I’ve been bit by the spring bug in a big way, planning flower beds, working on our pond, getting our seeds ready to go in the garden next month. By the way, if you plant cold weather crops, like broccoli, lettuces or beans, they should go out NOW in our region. Wait much longer and it will be too warm. We’re starting simple this year with a few peppers, some strawberries and a couple different tomato plants, so it will be next month before our little seedlings head outside. If you haven’t started your seedlings yet, get them started as soon as possible!

I have a big post coming up on our pond re-do, but it isn’t finished yet (I’m still waiting on parts to ship) so I thought in the meantime, I’d take a couple pictures of the blooming stuff in our yard. My roses are covered in tiny new leaves, I have daffodils coming up and the crocus have already made an appearance. The tiger lilies are taking off like crazy, I’ve been separating them and moving them about the yard again, they tend to stop blooming if they get too thick.

I have seen bag worms already on a couple of the trees, so watch out for those nasty little buggers on your ornamentals; they can do some serious damage once they leave the nest. I don’t like to use poisons any more that absolutely necessary so I just burn them out with a lighter. They smell like burnt hair which is gross, but the damage to the tree or shrub is minimal, doesn’t involve a bunch of nasty chemicals being sprayed all over the place and is pretty damned effective at destroying the entire nest.
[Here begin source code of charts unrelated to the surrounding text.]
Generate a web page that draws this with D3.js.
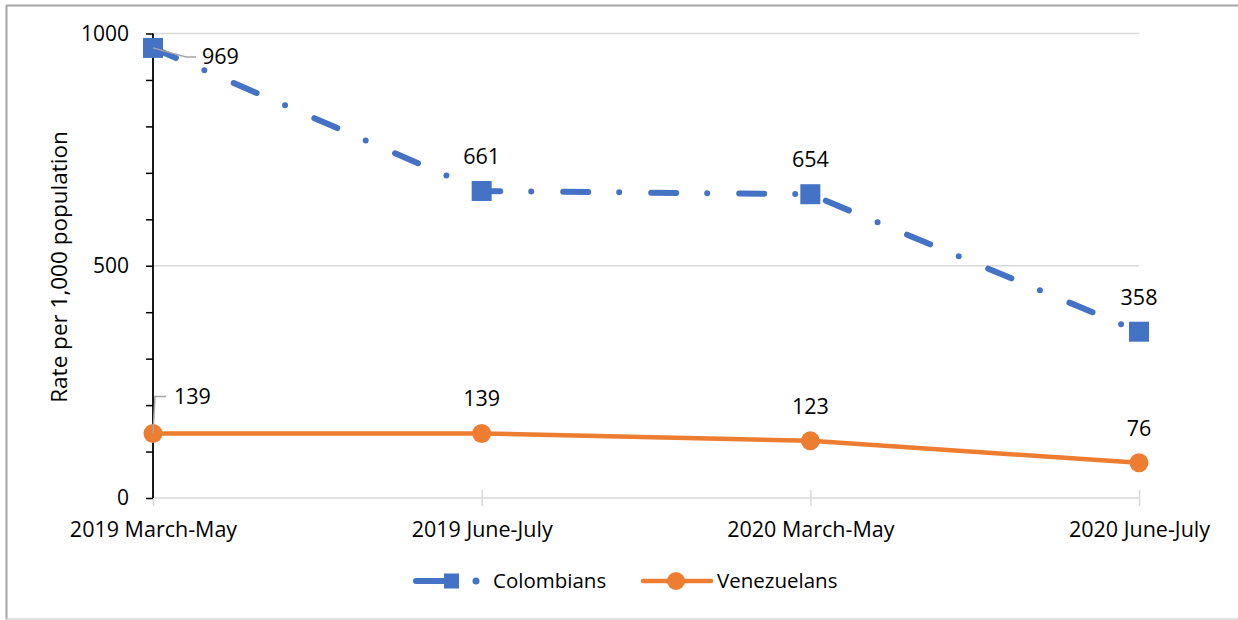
<!DOCTYPE html>
<html>
<head>
<meta charset="utf-8">
<script src="https://cdn.jsdelivr.net/npm/d3@7"></script>
<style>
  html, body { margin: 0; padding: 0; background: #fff; }
  svg { display: block; }
  text { font-family: "Open Sans", "Liberation Sans", sans-serif; fill: #000; }
</style>
</head>
<body>
<svg id="chart" width="1238" height="620"></svg>
<script>
// Rate per 1,000 population, by survey period
const categories = ["2019 March-May", "2019 June-July", "2020 March-May", "2020 June-July"];
const colombians = [969, 661, 654, 358];
const venezuelans = [139, 139, 123, 76];
const yTickValues = d3.range(0, 1001, 100);
const yLabelValues = [0, 500, 1000];
const gridValues = [500, 1000];
const seriesNames = ["Colombians", "Venezuelans"];

const BLUE = "#4472C4";
const ORANGE = "#ED7D31";
const FONT = 21;

const svg = d3.select("#chart");

// outer frame
svg.append("line").attr("x1", 6.5).attr("x2", 6.5).attr("y1", 5).attr("y2", 620)
  .attr("stroke", "#a6a6a6").attr("stroke-width", 2);
svg.append("line").attr("x1", 6).attr("x2", 1238).attr("y1", 5.5).attr("y2", 5.5)
  .attr("stroke", "#a6a6a6").attr("stroke-width", 2);
svg.append("line").attr("x1", 6).attr("x2", 1238).attr("y1", 619).attr("y2", 619)
  .attr("stroke", "#d9d9d9").attr("stroke-width", 1.5);

const x = d3.scalePoint().domain(categories).range([153, 1139]);
const y = d3.scaleLinear().domain([0, 1000]).range([498, 33.5]);

// horizontal gridlines
svg.append("g").selectAll("line").data(gridValues).join("line")
  .attr("x1", x.range()[0]).attr("x2", x.range()[1])
  .attr("y1", d => y(d)).attr("y2", d => y(d))
  .attr("stroke", "#d9d9d9").attr("stroke-width", 1.5);

// x axis (light grey, crossing ticks)
const xAxis = svg.append("g").attr("transform", `translate(0,${y(0)})`)
  .call(d3.axisBottom(x).tickSize(8).tickPadding(16));
xAxis.select(".domain").attr("stroke", "#d9d9d9").attr("stroke-width", 1.5)
  .attr("d", `M${x.range()[0]},0H${x.range()[1]}`);
xAxis.selectAll(".tick line").attr("stroke", "#d9d9d9").attr("stroke-width", 1.5)
  .attr("y1", -8).attr("y2", 8);
xAxis.selectAll(".tick text").attr("font-size", 21.5).attr("font-family", "Open Sans");

// y axis (black, minor ticks every 100)
const yAxis = svg.append("g").attr("transform", `translate(${x.range()[0]},0)`)
  .call(d3.axisLeft(y).tickValues(yTickValues).tickSize(7).tickPadding(17)
    .tickFormat(d => yLabelValues.includes(d) ? String(d) : ""));
yAxis.select(".domain").attr("stroke", "#000").attr("stroke-width", 1.8)
  .attr("d", `M0,${y(0)}V${y(1000)}`);
yAxis.selectAll(".tick line").attr("stroke", "#000").attr("stroke-width", 1.5);
yAxis.selectAll(".tick text").attr("font-size", FONT).attr("font-family", "Open Sans");

// axis title
svg.append("text")
  .attr("transform", "translate(67,267) rotate(-90)")
  .attr("text-anchor", "middle")
  .attr("font-size", 22.5)
  .text("Rate per 1,000 population");

const line = d3.line().x((d, i) => x(categories[i])).y(d => y(d));

// Colombians: long dash-dot line with square markers
svg.append("path").datum(colombians)
  .attr("d", line)
  .attr("fill", "none")
  .attr("stroke", BLUE)
  .attr("stroke-width", 6)
  .attr("stroke-linecap", "round")
  .attr("stroke-dasharray", "25 31 0 32");

svg.append("g").selectAll("rect").data(colombians).join("rect")
  .attr("x", (d, i) => x(categories[i]) - 10)
  .attr("y", d => y(d) - 10)
  .attr("width", 20).attr("height", 20)
  .attr("fill", BLUE);

// Venezuelans: solid line with circle markers
svg.append("path").datum(venezuelans)
  .attr("d", line)
  .attr("fill", "none")
  .attr("stroke", ORANGE)
  .attr("stroke-width", 4.5)
  .attr("stroke-linecap", "round");

svg.append("g").selectAll("circle").data(venezuelans).join("circle")
  .attr("cx", (d, i) => x(categories[i]))
  .attr("cy", d => y(d))
  .attr("r", 9.5)
  .attr("fill", ORANGE);

// data labels
function addLabels(values) {
  const g = svg.append("g");
  values.forEach((v, i) => {
    const px = x(categories[i]);
    const py = y(v);
    if (i === 0) return;
    g.append("text")
      .attr("x", px).attr("y", py - 27)
      .attr("text-anchor", "middle")
      .attr("font-size", 21.5)
      .text(v);
  });
}
addLabels(colombians);
addLabels(venezuelans);

// first-point labels with leader lines
{
  const px = x(categories[0]);
  const pyC = y(colombians[0]);
  svg.append("polyline")
    .attr("points", `${px},${pyC} ${px + 33},${pyC + 9} ${px + 43},${pyC + 9}`)
    .attr("fill", "none").attr("stroke", "#a6a6a6").attr("stroke-width", 1.5);
  svg.append("text")
    .attr("x", px + 49).attr("y", pyC + 16)
    .attr("font-size", 21.5)
    .text(colombians[0]);

  const pyV = y(venezuelans[0]);
  svg.append("polyline")
    .attr("points", `${px},${pyV} ${px + 2},${pyV - 37} ${px + 13},${pyV - 37}`)
    .attr("fill", "none").attr("stroke", "#a6a6a6").attr("stroke-width", 1.5);
  svg.append("text")
    .attr("x", px + 21).attr("y", pyV - 29)
    .attr("font-size", 21.5)
    .text(venezuelans[0]);
}

// legend
{
  const ly = 581;
  const lg = svg.append("g");
  lg.append("line").attr("x1", 416).attr("x2", 446).attr("y1", ly).attr("y2", ly)
    .attr("stroke", BLUE).attr("stroke-width", 6).attr("stroke-linecap", "round");
  lg.append("rect").attr("x", 444).attr("y", ly - 7.5).attr("width", 15).attr("height", 15)
    .attr("fill", BLUE);
  lg.append("circle").attr("cx", 476).attr("cy", ly).attr("r", 3.5).attr("fill", BLUE);
  lg.append("text").attr("x", 493).attr("y", ly + 7).attr("font-size", 20.5).text(seriesNames[0]);

  lg.append("line").attr("x1", 643).attr("x2", 711).attr("y1", ly).attr("y2", ly)
    .attr("stroke", ORANGE).attr("stroke-width", 4.5).attr("stroke-linecap", "round");
  lg.append("circle").attr("cx", 676).attr("cy", ly).attr("r", 9).attr("fill", ORANGE);
  lg.append("text").attr("x", 717).attr("y", ly + 7).attr("font-size", 20.5).text(seriesNames[1]);
}
</script>
</body>
</html>
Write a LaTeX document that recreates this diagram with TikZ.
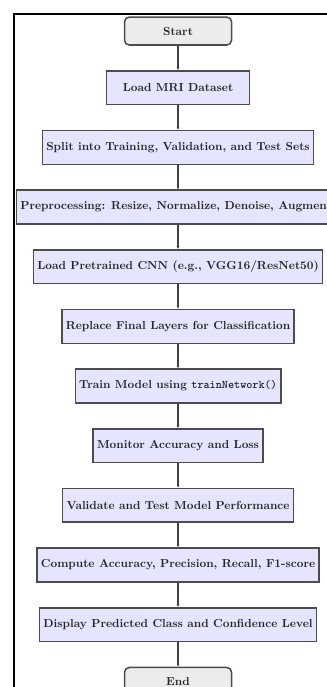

Our magnolia tree put out quite a show of blooms this year and the smaller one I transplanted last year even favored us with a single flower. They don’t like to be moved and I think I really annoyed it by doing just that. I’m hoping the bloom is a good sign that it’s recovering. Our fire bush is also covered in blooms. I’m not sure what the scientific name for it is, that’s what my family always called them.

The official Spring Equinox isn’t until March 20th. However, Meteorological Spring (which I just heard this term this morning) apparently started March 1st.
Off to take some Tylenol for all the shoveling I did today.